A los 11 años Julia se trasladó a Besançon, a un pensionado francés que regían las Hermanas de la Caridad fundadas por santa Juana Antida Thouret. Aunque podía haberse acostumbrado a las separaciones familiares, no era el caso, y nuevamente sufrió con ésta. La falta del calor que hubiera podido tener junto a su padre y hermano, la hallaba en Jesús: «el Señor que tiene a su lado a su mamá». Bien formada intelectual y humanamente, y dando muestras de gran delicadeza y bondad, cinco años más tarde, cuando tenía 16 años, regresó junto a su padre. Y se encontró con un escenario completamente distinto al que dejó al partir siendo una niña. Su progenitor había contraído nuevo matrimonio, y residía en Pont Saint Martín. Los problemas convivenciales enturbiaban de tal forma el trato comunitario que, al final, su hermano Vicente se fue de casa, y su pista se perdió para siempre. Por fortuna, las Hermanas de la Caridad abrieron casa en la localidad, y Julia poco a poco fue conociendo más de cerca su forma de vida, con lo cual, cuando su padre le mencionó la posibilidad de contraer matrimonio, ya había decidido ser religiosa.
El 8 de septiembre de 1866 inició el noviciado en Vercelli, en el convento de Santa Margarita. Su padre no se opuso y la acompañó ese día; una vez más, la separación fue dolorosa para ella. Pero la serenidad que halló en el monasterio inundó su acontecer de alegría y le reportó la paz que no había conseguido antes. Decidida a luchar para alcanzar la perfección, suplicaba: «Jesús despójame de mí misma y, revísteme de Vos. Jesús por ti vivo, por ti muero…». Al profesar tomó el nombre de Nemesia en honor a una santa mártir, con el anhelo de entregar su vida a Cristo siéndole fiel hasta el final. Fue destinada a Tortona. Y allí impartió clases de lengua francesa a escolares de primaria y a otros alumnos de cursos superiores.

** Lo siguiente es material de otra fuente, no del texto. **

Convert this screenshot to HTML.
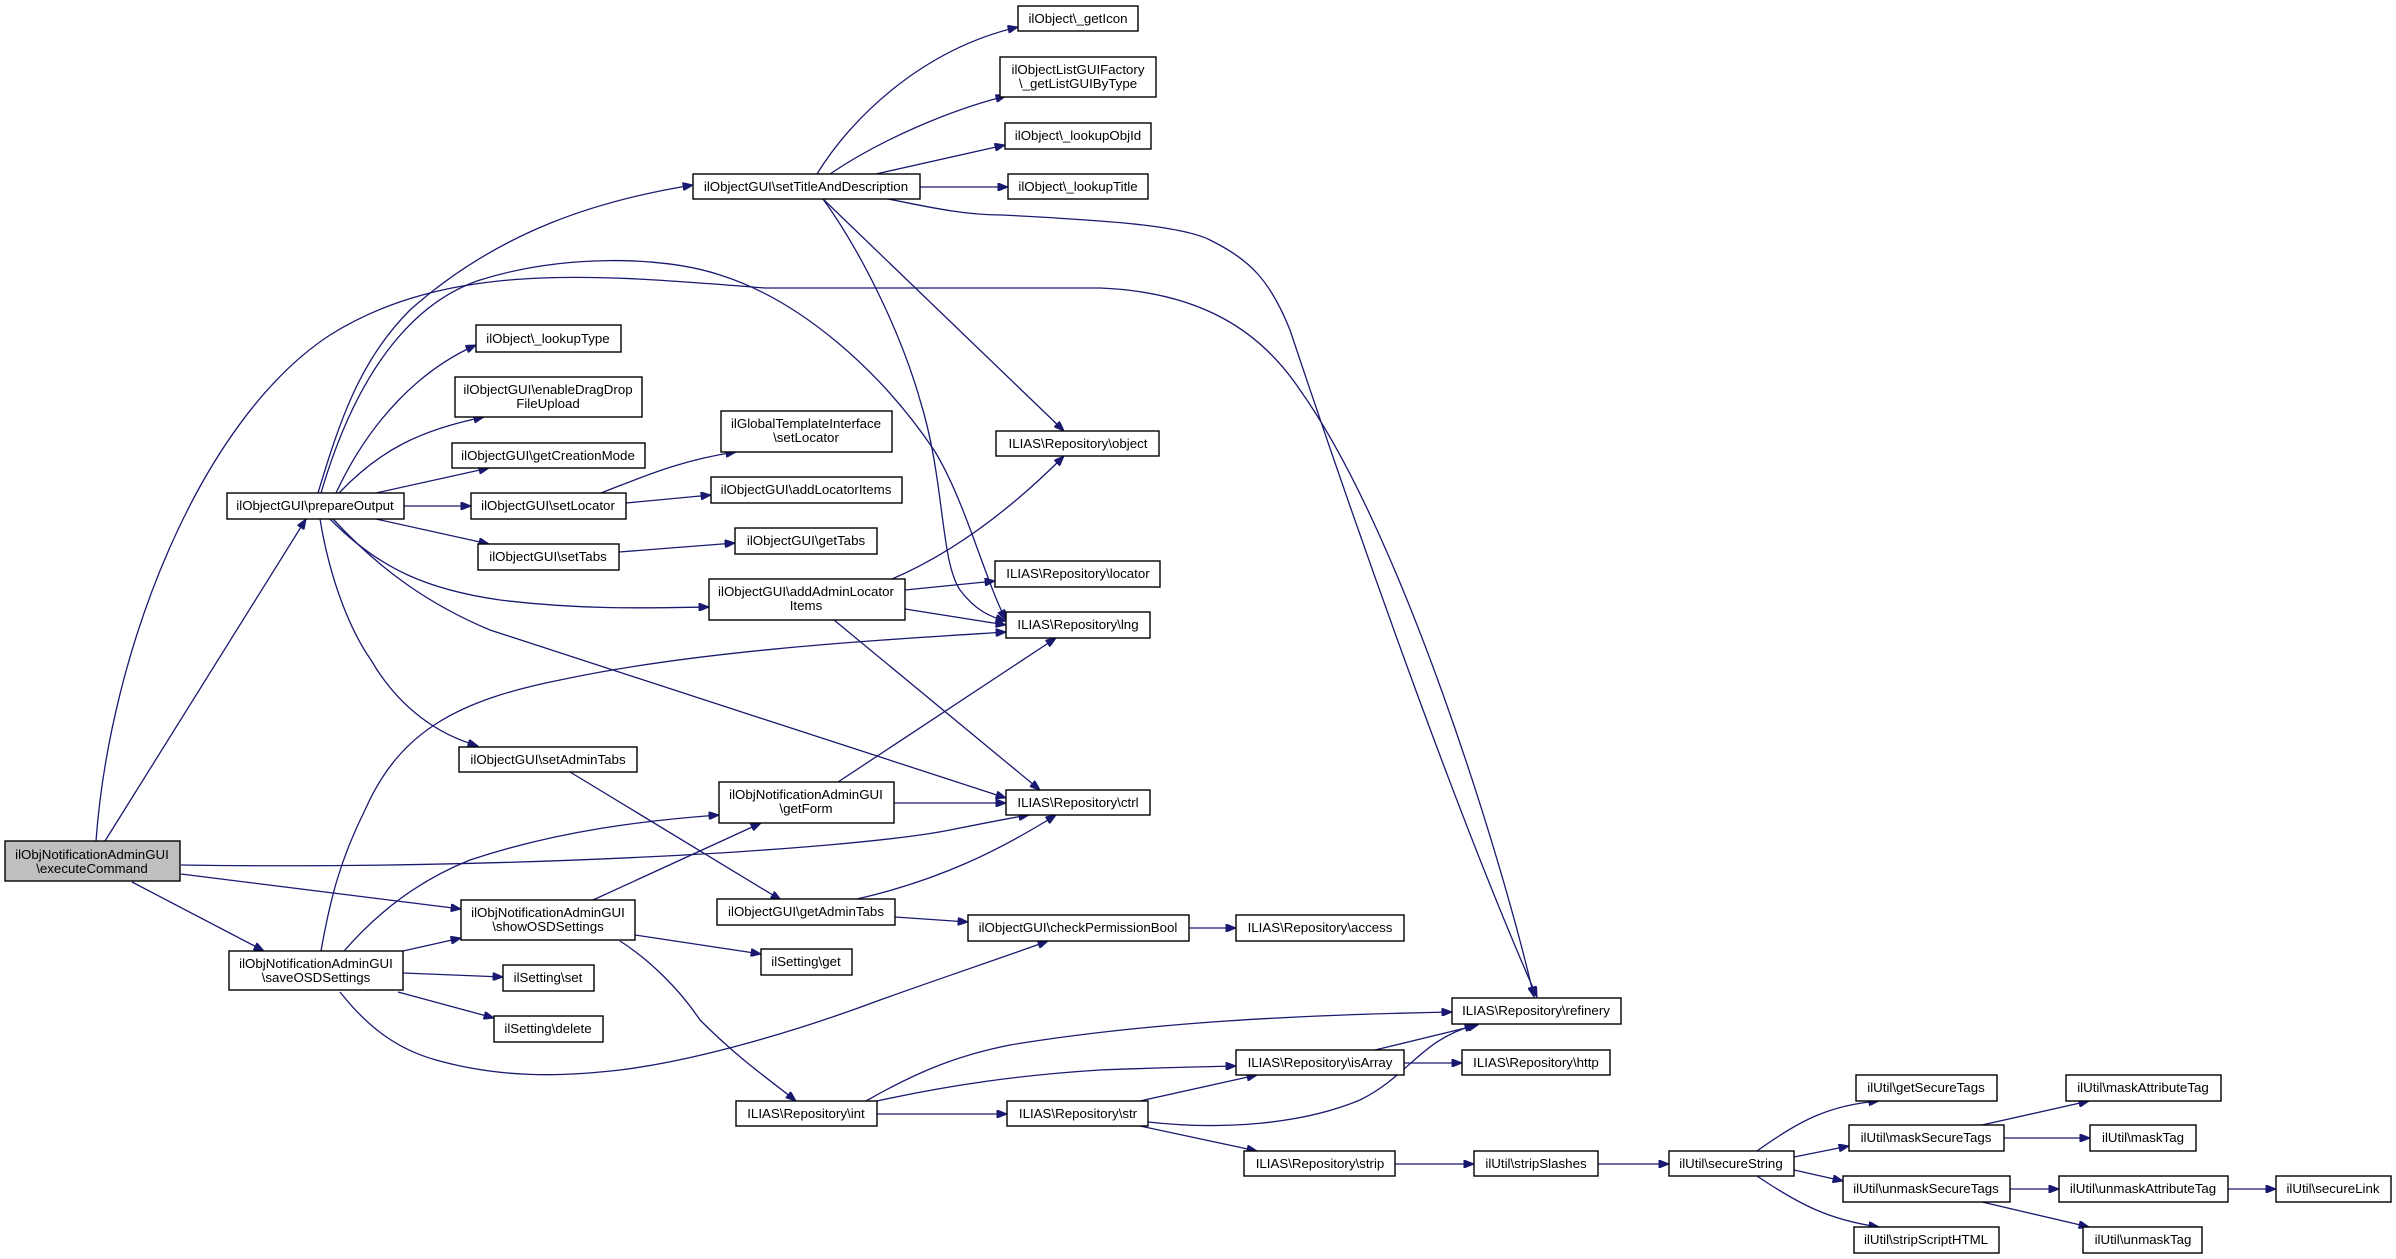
<!DOCTYPE html>
<html><head><meta charset="utf-8"><style>
html,body{margin:0;padding:0;background:#fff;}
svg{display:block;}
text{font-family:"Liberation Sans",Arial,sans-serif;font-size:13.3px;fill:#000;text-anchor:middle;}
.e{fill:none;stroke:#191970;stroke-width:1.3;marker-end:url(#a);}
.n{fill:#fff;stroke:#000;stroke-width:1.4;}
</style></head><body>
<svg width="2396" height="1259" viewBox="0 0 2396 1259" xmlns="http://www.w3.org/2000/svg">
<defs><marker id="a" viewBox="0 0 10 8" refX="10" refY="4" markerWidth="11" markerHeight="8" markerUnits="userSpaceOnUse" orient="auto"><path d="M0,0 L10,4 L0,8 z" fill="#191970" stroke="#191970"/></marker></defs>

<!-- edges -->
<path class="e" d="M105,841 L306,519"/>
<path class="e" d="M96,841 C110,650 200,420 330,335 C450,260 600,275 765,288 L1100,288 C1200,292 1260,330 1300,390 C1400,530 1500,850 1534,997"/>
<path class="e" d="M181,865 C500,870 850,850 950,830 C990,822 1010,818 1029,815"/>
<path class="e" d="M181,874 L461,909"/>
<path class="e" d="M132,882 L264,951"/>
<path class="e" d="M318,493 C340,420 360,360 410,310 C500,230 600,200 693,185"/>
<path class="e" d="M321,493 C360,360 420,300 480,280 C560,255 660,255 720,275 C800,300 880,370 934,450 C965,500 985,580 1006,620"/>
<path class="e" d="M336,493 C370,420 420,370 476,345"/>
<path class="e" d="M339,493 C380,450 420,430 484,417"/>
<path class="e" d="M376,493 L489,468"/>
<path class="e" d="M404,506 L471,506"/>
<path class="e" d="M376,519 L489,544"/>
<path class="e" d="M330,519 C380,570 430,590 500,600 C580,610 650,608 709,607"/>
<path class="e" d="M333,519 C380,570 430,605 490,630 L1006,798"/>
<path class="e" d="M320,519 C330,580 350,630 371,660 C400,710 440,735 478,746"/>
<path class="e" d="M817,174 C850,120 920,50 1018,27"/>
<path class="e" d="M830,174 C880,140 950,110 1006,96"/>
<path class="e" d="M876,174 L1005,145"/>
<path class="e" d="M920,187 L1008,187"/>
<path class="e" d="M888,199 C920,205 960,215 1002,215 C1100,220 1180,225 1210,240 C1250,260 1270,280 1290,330 C1340,480 1450,800 1537,997"/>
<path class="e" d="M823,199 L1064,431"/>
<path class="e" d="M823,199 C860,250 900,330 920,400 C945,480 940,560 960,590 C975,610 990,617 1006,621"/>
<path class="e" d="M601,493 C640,478 680,460 736,452"/>
<path class="e" d="M626,503 L711,495"/>
<path class="e" d="M619,552 L735,543"/>
<path class="e" d="M892,579 C960,550 1020,500 1064,456"/>
<path class="e" d="M905,590 L995,581"/>
<path class="e" d="M905,609 L1006,625"/>
<path class="e" d="M834,620 L1040,790"/>
<path class="e" d="M321,951 C330,900 340,860 365,810 C400,730 460,700 560,680 C700,650 880,640 1006,632"/>
<path class="e" d="M344,951 C380,910 420,880 470,860 C560,830 650,820 719,815"/>
<path class="e" d="M403,951 L461,938"/>
<path class="e" d="M403,973 L503,977"/>
<path class="e" d="M398,992 L494,1018"/>
<path class="e" d="M340,992 C370,1030 400,1050 436,1060 C500,1078 560,1077 620,1070 C700,1060 800,1030 880,1000 C950,975 1010,955 1048,941"/>
<path class="e" d="M593,900 L761,823"/>
<path class="e" d="M635,935 L761,954"/>
<path class="e" d="M620,941 C650,960 680,990 700,1020 C740,1060 770,1080 796,1101"/>
<path class="e" d="M570,772 L781,900"/>
<path class="e" d="M838,782 L1056,638"/>
<path class="e" d="M894,803 L1006,803"/>
<path class="e" d="M857,899 C940,880 1000,850 1056,815"/>
<path class="e" d="M895,917 L968,922"/>
<path class="e" d="M1189,928 L1236,928"/>
<path class="e" d="M866,1101 C920,1070 960,1055 1010,1045 C1150,1022 1300,1015 1452,1012"/>
<path class="e" d="M877,1101 C950,1085 1020,1075 1100,1070 C1150,1068 1190,1067 1236,1066"/>
<path class="e" d="M877,1114 L1007,1114"/>
<path class="e" d="M1140,1101 L1257,1075"/>
<path class="e" d="M1148,1122 C1220,1130 1300,1125 1360,1100 C1410,1075 1420,1040 1475,1025"/>
<path class="e" d="M1140,1126 L1257,1151"/>
<path class="e" d="M1375,1050 L1478,1025"/>
<path class="e" d="M1404,1063 L1462,1063"/>
<path class="e" d="M1395,1164 L1474,1164"/>
<path class="e" d="M1598,1164 L1669,1164"/>
<path class="e" d="M1757,1151 C1800,1120 1830,1105 1879,1101"/>
<path class="e" d="M1794,1157 L1849,1146"/>
<path class="e" d="M1794,1170 L1843,1181"/>
<path class="e" d="M1757,1176 C1800,1205 1830,1220 1879,1227"/>
<path class="e" d="M1982,1125 L2089,1101"/>
<path class="e" d="M2004,1138 L2090,1138"/>
<path class="e" d="M2010,1189 L2059,1189"/>
<path class="e" d="M1982,1202 L2089,1227"/>
<path class="e" d="M2228,1189 L2276,1189"/>

<!-- nodes -->
<rect x="5" y="841" width="175" height="40" fill="#bfbfbf" stroke="#000" stroke-width="1.4"/>
<text x="92" y="859">ilObjNotificationAdminGUI</text><text x="92" y="873">\executeCommand</text>

<rect class="n" x="1018" y="6" width="120" height="25"/><text x="1078" y="23">ilObject\_getIcon</text>
<rect class="n" x="1000" y="57" width="156" height="40"/><text x="1078" y="74">ilObjectListGUIFactory</text><text x="1078" y="88">\_getListGUIByType</text>
<rect class="n" x="1005" y="123" width="146" height="26"/><text x="1078" y="140">ilObject\_lookupObjId</text>
<rect class="n" x="1008" y="174" width="140" height="25"/><text x="1078" y="191">ilObject\_lookupTitle</text>
<rect class="n" x="693" y="174" width="227" height="25"/><text x="806" y="191">ilObjectGUI\setTitleAndDescription</text>
<rect class="n" x="476" y="325" width="145" height="27"/><text x="548" y="343">ilObject\_lookupType</text>
<rect class="n" x="455" y="377" width="187" height="40"/><text x="548" y="394">ilObjectGUI\enableDragDrop</text><text x="548" y="408">FileUpload</text>
<rect class="n" x="452" y="443" width="193" height="25"/><text x="548" y="460">ilObjectGUI\getCreationMode</text>
<rect class="n" x="721" y="411" width="171" height="41"/><text x="806" y="428">ilGlobalTemplateInterface</text><text x="806" y="442">\setLocator</text>
<rect class="n" x="996" y="431" width="163" height="25"/><text x="1078" y="448">ILIAS\Repository\object</text>
<rect class="n" x="711" y="477" width="191" height="26"/><text x="806" y="494">ilObjectGUI\addLocatorItems</text>
<rect class="n" x="227" y="493" width="177" height="26"/><text x="315" y="510">ilObjectGUI\prepareOutput</text>
<rect class="n" x="471" y="493" width="155" height="26"/><text x="548" y="510">ilObjectGUI\setLocator</text>
<rect class="n" x="735" y="528" width="142" height="26"/><text x="806" y="545">ilObjectGUI\getTabs</text>
<rect class="n" x="478" y="544" width="141" height="26"/><text x="548" y="561">ilObjectGUI\setTabs</text>
<rect class="n" x="995" y="561" width="165" height="26"/><text x="1078" y="578">ILIAS\Repository\locator</text>
<rect class="n" x="709" y="579" width="196" height="41"/><text x="806" y="596">ilObjectGUI\addAdminLocator</text><text x="806" y="610">Items</text>
<rect class="n" x="1006" y="612" width="144" height="26"/><text x="1078" y="629">ILIAS\Repository\lng</text>
<rect class="n" x="459" y="747" width="178" height="25"/><text x="548" y="764">ilObjectGUI\setAdminTabs</text>
<rect class="n" x="719" y="782" width="175" height="41"/><text x="806" y="799">ilObjNotificationAdminGUI</text><text x="806" y="813">\getForm</text>
<rect class="n" x="1006" y="790" width="144" height="25"/><text x="1078" y="807">ILIAS\Repository\ctrl</text>
<rect class="n" x="717" y="899" width="178" height="26"/><text x="806" y="916">ilObjectGUI\getAdminTabs</text>
<rect class="n" x="968" y="915" width="221" height="26"/><text x="1078" y="932">ilObjectGUI\checkPermissionBool</text>
<rect class="n" x="461" y="900" width="174" height="40"/><text x="548" y="917">ilObjNotificationAdminGUI</text><text x="548" y="931">\showOSDSettings</text>
<rect class="n" x="229" y="951" width="174" height="39"/><text x="316" y="968">ilObjNotificationAdminGUI</text><text x="316" y="982">\saveOSDSettings</text>
<rect class="n" x="761" y="949" width="91" height="26"/><text x="806" y="966">ilSetting\get</text>
<rect class="n" x="503" y="965" width="91" height="26"/><text x="548" y="982">ilSetting\set</text>
<rect class="n" x="494" y="1016" width="109" height="26"/><text x="548" y="1033">ilSetting\delete</text>
<rect class="n" x="736" y="1101" width="141" height="25"/><text x="806" y="1118">ILIAS\Repository\int</text>
<rect class="n" x="1007" y="1101" width="141" height="25"/><text x="1078" y="1118">ILIAS\Repository\str</text>
<rect class="n" x="1236" y="915" width="168" height="26"/><text x="1320" y="932">ILIAS\Repository\access</text>
<rect class="n" x="1452" y="998" width="169" height="26"/><text x="1536" y="1015">ILIAS\Repository\refinery</text>
<rect class="n" x="1236" y="1050" width="168" height="25"/><text x="1320" y="1067">ILIAS\Repository\isArray</text>
<rect class="n" x="1462" y="1050" width="148" height="25"/><text x="1536" y="1067">ILIAS\Repository\http</text>
<rect class="n" x="1856" y="1075" width="141" height="26"/><text x="1926" y="1092">ilUtil\getSecureTags</text>
<rect class="n" x="2066" y="1075" width="155" height="26"/><text x="2143" y="1092">ilUtil\maskAttributeTag</text>
<rect class="n" x="1849" y="1125" width="155" height="26"/><text x="1926" y="1142">ilUtil\maskSecureTags</text>
<rect class="n" x="2090" y="1125" width="106" height="26"/><text x="2143" y="1142">ilUtil\maskTag</text>
<rect class="n" x="1244" y="1151" width="151" height="25"/><text x="1320" y="1168">ILIAS\Repository\strip</text>
<rect class="n" x="1474" y="1151" width="124" height="25"/><text x="1536" y="1168">ilUtil\stripSlashes</text>
<rect class="n" x="1669" y="1151" width="125" height="25"/><text x="1731" y="1168">ilUtil\secureString</text>
<rect class="n" x="1843" y="1176" width="167" height="26"/><text x="1926" y="1193">ilUtil\unmaskSecureTags</text>
<rect class="n" x="2059" y="1176" width="169" height="26"/><text x="2143" y="1193">ilUtil\unmaskAttributeTag</text>
<rect class="n" x="2276" y="1176" width="115" height="26"/><text x="2333" y="1193">ilUtil\secureLink</text>
<rect class="n" x="1854" y="1227" width="145" height="26"/><text x="1926" y="1244">ilUtil\stripScriptHTML</text>
<rect class="n" x="2083" y="1227" width="119" height="26"/><text x="2143" y="1244">ilUtil\unmaskTag</text>
</svg>
</body></html>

Pronto destacó por su bondad y generosidad no solo en su cercano entorno religioso y académico sino en todos los demás. Entre otros, asistió cuanto le fue posible a Luigi Orione, el fundador de los Hijos de la Divina Providencia y acogió en varias ocasiones a la beata Teresa Grillo Michel, fundadora de las Hermanas de la Divina Providencia en Alessandria. Así abrió vías de colaboración apostólica con ellos, compartiendo el mismo ideal de amor cristiano. Los que habían constatado su capacidad para suavizar las aristas del sufrimiento y las carencias: pobres, huérfanos, familias, soldados e incluso los sacerdotes del seminario, se sentían tratados por Julia de una forma singular, reclamaban su presencia y agradecían su atención. Da idea de esta convicción común el comentario popular: «¡Oh, qué corazón el de la hermana Nemesia!». Por su caridad fue denominada «ángel de Tortona».
A los 40 años de edad fue nombrada superiora, misión que ejerció con el espíritu de servicio, humildad y generosidad que le caracterizaba. Decía: «Enfrentar el paso, sin volver atrás, fijando una única meta: ¡Sólo Dios! […] A Él la gloria, a los otros la alegría, a mí el precio a pagar, sufrir mas jamás hacer sufrir. Seré severa conmigo misma y toda caridad con las hermanas: el amor que se dona es la única cosa que permanece». Fue bondadosa y comprensiva, paciente y sutil. Supo consolar y acompañar a cada una de sus hermanas dando el consejo certero que convenía a su psicología. A todas alentó a vivir la virtud. Sabía que «la santidad no consiste en hacer muchas cosas o en hacer grandes cosas, sino en hacer lo que Dios nos pide hacer, y hacerlo con paciencia, amor y sobre todo en la fidelidad como es nuestro deber, fruto de un gran amor».
En 1903 abandonó Tortona, donde llevaba treinta y seis años, y partió a Borgari. Dejó una nota a las novicias: «Me voy contenta, las confío a la Virgen […]. Las seguiré en cada momento del día». En Borgari, su forma de trato, tan estimado por sus novicias, no era compartido por la superiora provincial, mujer inclinada a la rigidez y a la exigencia desmedida. Pero la beata acogió en silencio y sonriendo las reprimendas y humillaciones que sufrió. Permaneció allí trece años. Alrededor de 500 religiosas fueron formadas por ella. Murió el 18 de diciembre de 1916 de una pulmonía. Juan Pablo II la beatificó el 25 de abril de 2004.